Washington Post columnist Dana Milbank criticized conservative panelists, including Hemingway, for concluding in a discussion that marriage is good for women.

In 2016, New York Times writer Ana Marie Cox characterized Hemingway as "no fan of Donald Trump", despite Hemingway's writing for conservative publication The Federalist. Cox characterized Hemingway as surprisingly open on issues of marriage and sexuality for a conservative Christian, saying she "sound[s] a little bit like a feminist in talking about sex..."

Charlotte Hays of the Independent Women's Forum described her as "a lightning rod in the debates about feminism and religious liberty" and, "a big deal in conservative-leaning intellectual circles of the nation's capital."
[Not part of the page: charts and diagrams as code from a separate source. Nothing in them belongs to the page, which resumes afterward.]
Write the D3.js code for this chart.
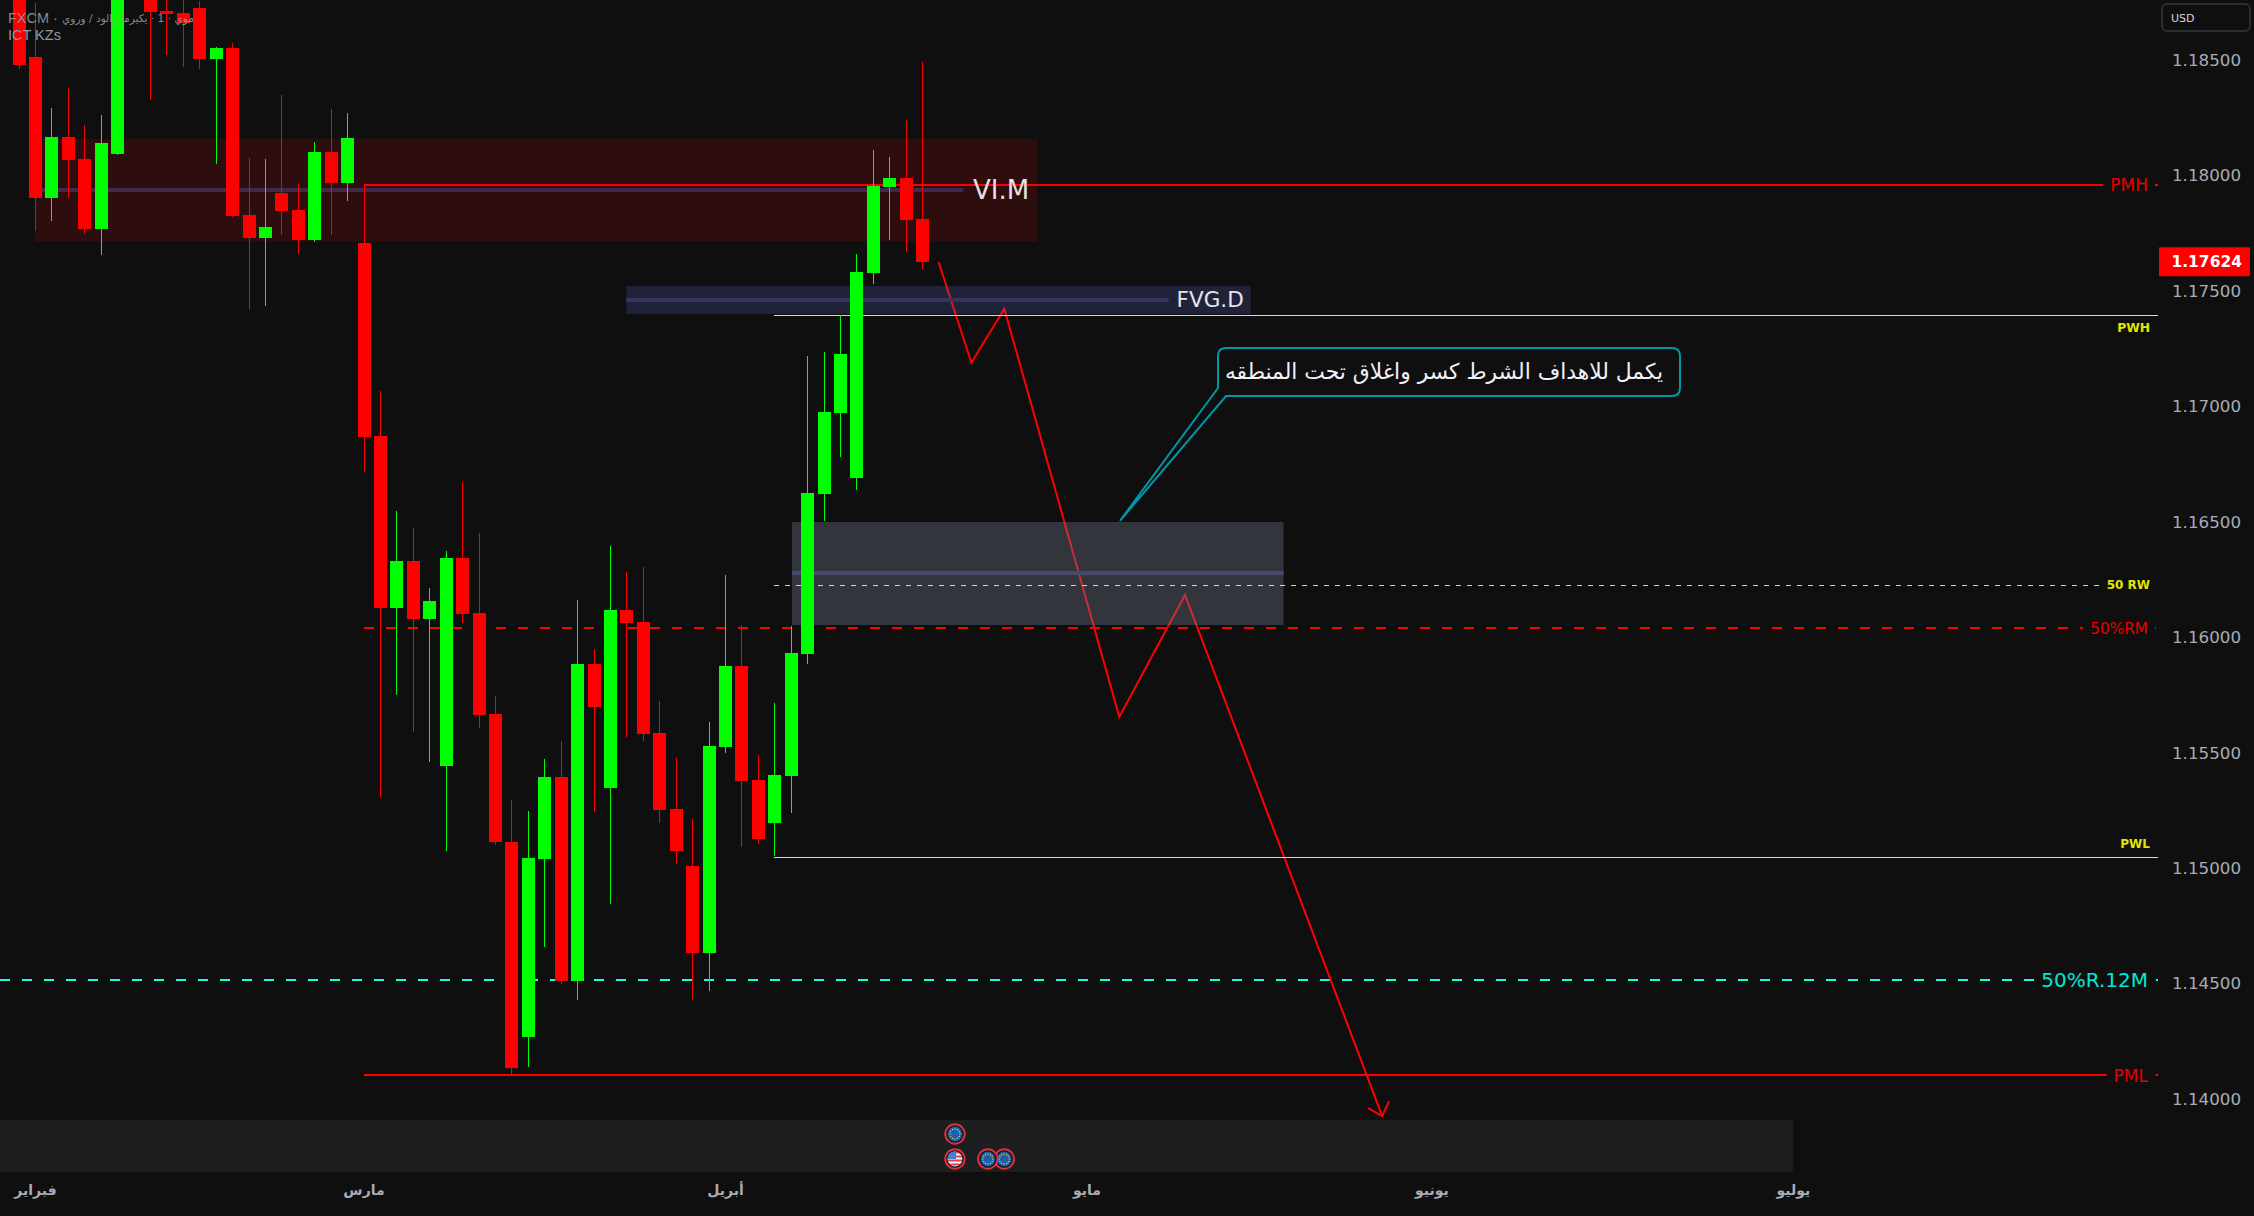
<!DOCTYPE html>
<html><head><meta charset="utf-8">
<script src="https://cdn.jsdelivr.net/npm/d3@7"></script>
<style>html,body{margin:0;padding:0;background:#0f0f0f;overflow:hidden}svg{display:block}</style>
</head><body><svg id="c" width="2254" height="1216"></svg>
<script>
// ---------- values ----------
const opens = [1.18803,1.18513,1.17902,1.18167,1.18071,1.17768,1.18093,1.18868,1.18781,1.18712,1.18704,1.18725,1.18504,1.18552,1.17829,1.17729,1.17924,1.17850,1.17720,1.18102,1.17967,
1.17707,1.16872,1.16127,1.16330,1.16079,1.15442,1.16343,1.16105,1.15668,1.15113,1.14269,1.15040,1.15395,1.14511,1.15884,1.15347,1.16118,1.16066,1.15585,1.15256,1.15009,1.14632,1.15525,1.15875,1.15382,1.15195,1.15399,1.15927,1.16620,1.16971,1.16690,1.17577,1.17950,1.17989,1.17811];
const highs = [1.18846,1.18747,1.18292,1.18379,1.18218,1.18262,1.18933,1.18890,1.18846,1.18781,1.18781,1.18756,1.18556,1.18574,1.18076,1.18071,1.18348,1.17963,1.18145,1.18288,1.18270,
1.17959,1.17066,1.16547,1.16473,1.16213,1.16374,1.16672,1.16451,1.15746,1.15295,1.15247,1.15473,1.15551,1.16161,1.15949,1.16395,1.16283,1.16304,1.15724,1.15477,1.15213,1.15633,1.16270,1.16053,1.15490,1.15715,1.16049,1.17218,1.17235,1.17396,1.17660,1.18110,1.18080,1.18240,1.18491];
const lows = [1.18461,1.17759,1.17803,1.17902,1.17746,1.17655,1.18089,1.18773,1.18327,1.18522,1.18470,1.18461,1.18050,1.17820,1.17417,1.17435,1.17742,1.17660,1.17712,1.17742,1.17889,
1.16716,1.15308,1.15750,1.15590,1.15460,1.15074,1.16062,1.15607,1.15100,1.14108,1.14139,1.14658,1.14498,1.14429,1.15243,1.14845,1.15568,1.15551,1.15195,1.15018,1.14429,1.14468,1.15499,1.15092,1.15105,1.15053,1.15239,1.15884,1.16503,1.16781,1.16638,1.17530,1.17720,1.17668,1.17595];
const closes = [1.18478,1.17902,1.18167,1.18067,1.17768,1.18141,1.18890,1.18795,1.18708,1.18699,1.18660,1.18504,1.18552,1.17824,1.17729,1.17777,1.17846,1.17720,1.18102,1.17967,1.18162,
1.16867,1.16127,1.16330,1.16079,1.16157,1.16343,1.16101,1.15663,1.15113,1.14134,1.15044,1.15395,1.14511,1.15884,1.15698,1.16118,1.16062,1.15581,1.15252,1.15074,1.14632,1.15529,1.15875,1.15377,1.15126,1.15403,1.15932,1.16625,1.16975,1.17227,1.17582,1.17954,1.17989,1.17807,1.17624];
const lastPrice = 1.17624;
const priceTicks = [1.185,1.18,1.175,1.17,1.165,1.16,1.155,1.15,1.145,1.14];
const monthTickBars = [1,21,43,65,86,108];
const monthLabels = ["فبراير","مارس","أبريل","مايو","يونيو","يوليو"];
const levelPMH = 1.17959, levelPML = 1.14106, level12M = 1.14514, levelRM = 1.16040, levelRW = 1.16225, levelPWH = 1.17394, levelPWL = 1.15048;
const zoneVI = [1.18158,1.17937,1.17713];
const zoneFVG = [1.17521,1.17461,1.17400];
const zoneGray = [1.16499,1.16278,1.16053];
const pathBars = [56,58,60,67,71,83];
const pathPrices = [1.17625,1.17189,1.17423,1.15655,1.16183,1.13926];
const calloutText = "يكمل للاهداف الشرط كسر واغلاق تحت المنطقه";
const calloutTipBar = 67.04, calloutTipPrice = 1.16504;
const eventBars = [60,59,57,57];
const eventRows = [1,1,1,0];
const eventKinds = ["eu","eu","us","eu"];

// ---------- scales ----------
const W=2254,H=1216,BG="#0f0f0f",RED="#ff0000",GREEN="#00ff00",YEL="#e2e600",CYAN="#14ffe6",TXT="#a9acb3";
const FONT="'DejaVu Sans',sans-serif";
const x=d3.scaleLinear().domain([0,108]).range([18.5,1792.9]);
const y=d3.scaleLinear().domain([1.14,1.185]).range([1099,60]);
const rightEdge=2158;
const svg=d3.select("#c");
svg.append("rect").attr("width",W).attr("height",H).attr("fill",BG);
const dash="10 12";

function hLine(x0,x1,p,color,w,da){
  svg.append("line").attr("x1",x0).attr("x2",x1).attr("y1",y(p)).attr("y2",y(p))
    .attr("stroke",color).attr("stroke-width",w).attr("stroke-dasharray",da||null).attr("shape-rendering","crispEdges");
}
function zone(i0,i1,vals,fill,op,mid,midEnd){
  svg.append("rect").attr("x",x(i0)).attr("width",x(i1)-x(i0)).attr("y",y(vals[0])).attr("height",y(vals[2])-y(vals[0]))
    .attr("fill",fill).attr("fill-opacity",op);
  svg.append("rect").attr("x",x(i0)).attr("width",x(midEnd)-x(i0)).attr("y",y(vals[1])-2).attr("height",4).attr("fill",mid);
}
function lineLabel(txt,xEnd,yPos,size,color,weight,bg){
  const g=svg.append("g");
  const t=g.append("text").attr("x",xEnd).attr("y",yPos).attr("text-anchor","end").attr("dominant-baseline","central")
    .attr("font-family",FONT).attr("font-size",size).attr("font-weight",weight||400).attr("fill",color).text(txt);
  if(bg){const b=t.node().getBBox();
    g.insert("rect","text").attr("x",b.x-7).attr("width",b.width+14).attr("y",b.y).attr("height",b.height).attr("fill",BG);}
}

// lines below the zones
hLine(0,rightEdge,level12M,CYAN,2,dash);
hLine(x(21),rightEdge,levelRM,RED,2,dash);
hLine(x(21),rightEdge,levelPMH,RED,2);
hLine(x(21),rightEdge,levelPML,RED,2);

// projected path with arrow head
const pathPts=pathBars.map((b,i)=>[x(b),y(pathPrices[i])]);
const tip=pathPts[pathPts.length-1];
const pen=d3.line();
svg.append("path").attr("d",pen(pathPts)).attr("fill","none").attr("stroke",RED).attr("stroke-width",2);
svg.append("path").attr("d",pen([[tip[0]+7,tip[1]-15],tip,[tip[0]-14,tip[1]-8]])).attr("fill","none").attr("stroke",RED).attr("stroke-width",2);

// zones
zone(1,62,zoneVI,"#ff0000",0.125,"#40294d",57.5);
zone(37,75,zoneFVG,"#646ee6",0.2,"#35365c",70);
zone(47.08,77,zoneGray,"#72798e",0.36,"#46496e",77);

// thin yellow lines drawn on top of the zones
hLine(x(46),2100,levelRW,"#e6e63c",1,"5 6");
hLine(x(46),rightEdge,levelPWH,"#e6f03c",1);
hLine(x(46),rightEdge,levelPWL,"#e6f03c",1);

// candles
const idx=d3.range(opens.length);
const col=i=>closes[i]>=opens[i]?GREEN:RED;
svg.append("g").selectAll("line").data(idx).join("line")
  .attr("x1",i=>Math.round(x(i))+0.5).attr("x2",i=>Math.round(x(i))+0.5)
  .attr("y1",i=>y(highs[i])).attr("y2",i=>y(lows[i]))
  .attr("stroke",col).attr("stroke-width",1).attr("shape-rendering","crispEdges");
svg.append("g").selectAll("rect").data(idx).join("rect")
  .attr("x",i=>Math.round(x(i))-6).attr("width",13)
  .attr("y",i=>y(Math.max(opens[i],closes[i])))
  .attr("height",i=>Math.max(1,Math.abs(y(opens[i])-y(closes[i]))))
  .attr("fill",col).attr("shape-rendering","crispEdges");

// zone labels
lineLabel("VI.M",x(62)-8,y(zoneVI[1]),26,"#e8dfe0");
lineLabel("FVG.D",x(75)-7,y(zoneFVG[1]),21.5,"#e8e3e6");

// level labels
lineLabel("PMH",2148,y(levelPMH),17,"#e60000",400,true);
lineLabel("PML",2148,y(levelPML)+1,17,"#e60000",400,true);
lineLabel("50%R.12M",2148,y(level12M),20,"#00e8d8",400,true);
lineLabel("50%RM",2148,y(levelRM)+1,15.3,"#e60000",400,true);
lineLabel("50 RW",2150,y(levelRW),12,YEL,700,true);
lineLabel("PWH",2150,y(levelPWH)+13,12.3,YEL,700);
lineLabel("PWL",2150,y(levelPWL)-13.5,12,YEL,700);

// callout
const bx0=1218,bx1=1680,by0=348,by1=396,r=8;
const tipX=x(calloutTipBar),tipY=y(calloutTipPrice);
svg.append("path").attr("fill","none").attr("stroke","#0097a7").attr("stroke-width",2)
  .attr("d",`M${bx0},388 L${tipX},${tipY} L${bx0+8},${by1} L${bx1-r},${by1} Q${bx1},${by1} ${bx1},${by1-r} L${bx1},${by0+r} Q${bx1},${by0} ${bx1-r},${by0} L${bx0+r},${by0} Q${bx0},${by0} ${bx0},${by0+r} Z`);
svg.append("text").attr("x",1444).attr("y",371).attr("text-anchor","middle").attr("dominant-baseline","central")
  .attr("font-family",FONT).attr("font-size",21.8).attr("fill","#f0f3fa").attr("direction","rtl").text(calloutText);

// events strip
svg.append("rect").attr("x",0).attr("y",1120).attr("width",x(108)).attr("height",52).attr("fill","#1c1e20");
const defs=svg.append("defs");
eventBars.forEach((b,k)=>{
  const cx=x(b),cy=eventRows[k]?1159:1134,id="ic"+k;
  const g=svg.append("g").attr("transform",`translate(${cx},${cy})`);
  g.append("circle").attr("r",9.7).attr("fill","#0f1116").attr("stroke","#e0303f").attr("stroke-width",2);
  defs.append("clipPath").attr("id",id).append("circle").attr("r",7.4);
  if(eventKinds[k]==="eu"){
    g.append("circle").attr("r",7.4).attr("fill","#1560b0");
    g.selectAll(".s").data(d3.range(12)).join("circle").attr("r",0.8).attr("fill","#d8c040")
      .attr("cx",d=>5*Math.cos(d*Math.PI/6)).attr("cy",d=>5*Math.sin(d*Math.PI/6));
  }else{
    const f=g.append("g").attr("clip-path",`url(#${id})`);
    f.append("rect").attr("x",-8).attr("y",-8).attr("width",16).attr("height",16).attr("fill","#f5f5f5");
    d3.range(4).forEach(s=>f.append("rect").attr("x",-8).attr("y",-7.5+s*4).attr("width",16).attr("height",2).attr("fill","#e04050"));
    f.append("rect").attr("x",-8).attr("y",-8).attr("width",9).attr("height",8).attr("fill","#3b82e0");
  }
});

// axes
const yAxis=d3.axisRight(y).tickValues(priceTicks).tickSize(0).tickPadding(0).tickFormat(d3.format(".5f"));
const gy=svg.append("g").attr("transform","translate(2172,0)").call(yAxis);
gy.select(".domain").remove();
gy.selectAll("text").attr("font-family",FONT).attr("font-size",16.7).attr("fill",TXT);

const xAxis=d3.axisBottom(x).tickValues(monthTickBars).tickSize(0).tickPadding(0).tickFormat((d,i)=>monthLabels[i]);
const gx=svg.append("g").attr("transform","translate(0,1185)").call(xAxis);
gx.select(".domain").remove();
gx.selectAll("text").attr("font-family",FONT).attr("font-size",14).attr("font-weight",700).attr("fill",TXT).attr("dy","0.71em").attr("direction","rtl");

// last price tag
svg.append("rect").attr("x",2159).attr("y",y(lastPrice)-15).attr("width",91).attr("height",29).attr("rx",1).attr("fill",RED);
svg.append("text").attr("x",2242).attr("y",y(lastPrice)).attr("text-anchor","end").attr("dominant-baseline","central")
  .attr("font-family",FONT).attr("font-weight",700).attr("font-size",15.5).attr("fill","#fff").text(d3.format(".5f")(lastPrice));

// currency button
svg.append("rect").attr("x",2162).attr("y",4).attr("width",88).attr("height",27).attr("rx",5).attr("fill","none").attr("stroke","#2a2e33").attr("stroke-width",2);
svg.append("text").attr("x",2171).attr("y",18).attr("dominant-baseline","central").attr("font-family",FONT).attr("font-size",11).attr("fill","#d1d4dc").text("USD");

// header text
const head=svg.append("text").attr("x",8).attr("y",18).attr("dominant-baseline","central")
  .attr("font-family","'Liberation Sans',sans-serif").attr("font-size",14.5).attr("fill","#94979e").attr("fill-opacity",0.92);
head.append("tspan").text("FXCM · ");
head.append("tspan").style("direction","ltr").style("unicode-bidi","bidi-override").attr("font-family",FONT).attr("font-size",10.6).text("يورو / دولار أمريكي · 1 · يوم");
svg.append("text").attr("x",8).attr("y",35).attr("dominant-baseline","central")
  .attr("font-family","'Liberation Sans',sans-serif").attr("font-size",14.5).attr("fill","#94979e").text("ICT KZs");
</script></body></html>
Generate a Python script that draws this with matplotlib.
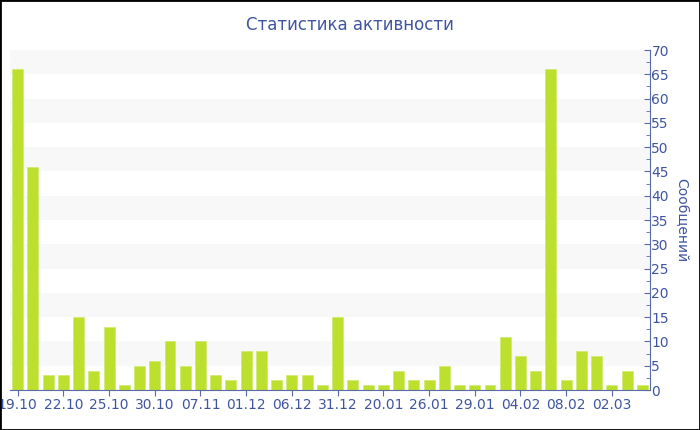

Jonathan Chait of New York Magazine has said that Hemingway's work is becoming increasingly reactionary during the Trump era, adding that she has joined a cadre of conservatives whose "increasingly right-wing character has been mixed with a conviction that Democratic elections are inherently fraudulent, and that extra-legal processes can be justified as countermeasures".

===Books===
Hemingway has written four books:
- Trump vs. the Media (Encounter Broadsides Book 51) (2017 Encounter Books) ISBN 1594039763
- Justice on Trial: The Kavanaugh Confirmation and the Future of the Supreme Court with Carrie Severino (2019 Regnery Publishing) ISBN 1621579832
- Rigged: How the Media, Big Tech, and the Democrats Seized Our Elections (2021 Regnery Publishing) ISBN 168451259X,
- Alito: The Justice Who Reshaped the Supreme Court and Restored the Constitution (2026 Basic Liberty) ISBN 1541607139,

She has contributed to four other books, including Dual Citizens: Politics and American Evangelicalism, The Seven Deadly Virtues: 18 Conservative Writers on Why the Virtuous Life is Funny as Hell, The Christmas Virtues: A Treasury of Conservative Tales for the Holidays, and Conservative Christmas Quotables. She authored the pamphlet, Imprimis – September 2017 – Russian Collusion?.

==Personal life==

Mollie Hemingway has been married to Mark Hemingway since 2006. They have two daughters.

==In film==
In Gosnell: The Trial of America's Biggest Serial Killer, the reporter Mollie Mullaney is based on both Mollie Hemingway and Calkins Media columnist J. D. Mullane.